企業はMicrosoftにとって消費者につながる入り口だ。成功への道でもある。企業がWindows 7をVista同様のお荷物だと考えたら、Microsoftは企業顧客を獲得するのに苦労するだろう。その過程で、ライバルにさらに市場シェアを奪われる可能性もある。
Vistaを導入したくない消費者に、PCベンダーが「ダウングレード権」を提供していたことを覚えているだろうか? Windows 7がMicrosoftの望む通りにPCベンダーを引きつけられなければ、ダウングレード権の提供は続くかもしれない。Microsoftはそれを望んでいない。
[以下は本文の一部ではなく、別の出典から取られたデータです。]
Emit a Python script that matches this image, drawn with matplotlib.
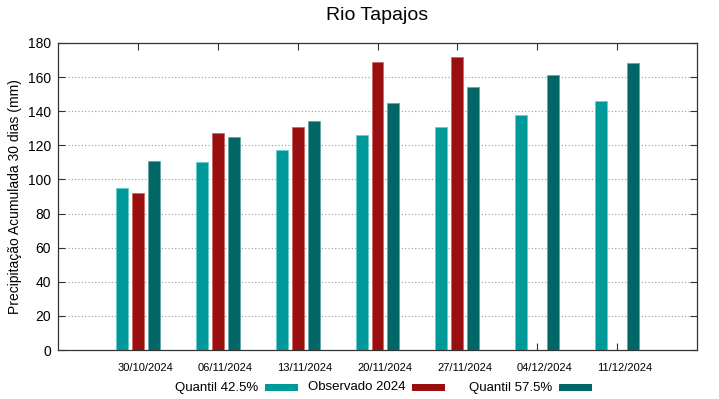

Microsoftのここ2〜3年のマーケティングキャンペーンはあまりよくはなかった。失敗に終わったサインフェルドのCMは、消費者に「言いたいことが分からない」と評価された。そのあとの「I'm a PC(わたしはパソコン)」CMも同じような結果だった。Windows 7のマーケティングではいかなる失敗もできない。できるだけ早急に、いい印象を与える必要がある。
メディアのレビューはOSの成否に大きく影響することがある。多くの人はOSを買うかどうか決心できると期待してレビューを読んでいる。こうしたレビューにVistaとの比較があまりに多かったら、あるいは、もっとひどい場合、Windows 7はVistaに似ていると書かれていたら、ユーザーの敬遠を招くことになりかねない。そうなったらMicrosoftは困るばかりだ。
ユーザーがWindows 7を手にしたときに、UACが彼らをいら立たせるようなことがあってはいけない。UACはユーザーを守るための必要悪で、これがなければセキュリティ問題に見舞われる人もいるだろうが、押しつけがましくならないようにすることが大事だ。
Microsoftにとって極めて重要なのは、企業顧客を説得してWindows 7を導入させる作業にすぐに取り掛かることだ。これは必須だ。もしも企業が長く待つことになれば、社員はMac OS Xを検討し始めるだろう。Microsoftは顧客を失うかもしれない。企業は常にMicrosoftのOS独占への入り口だった。企業が懐疑的になれば、MicrosoftがOS市場で独占的地位を維持する可能性が低くなるばかりだ。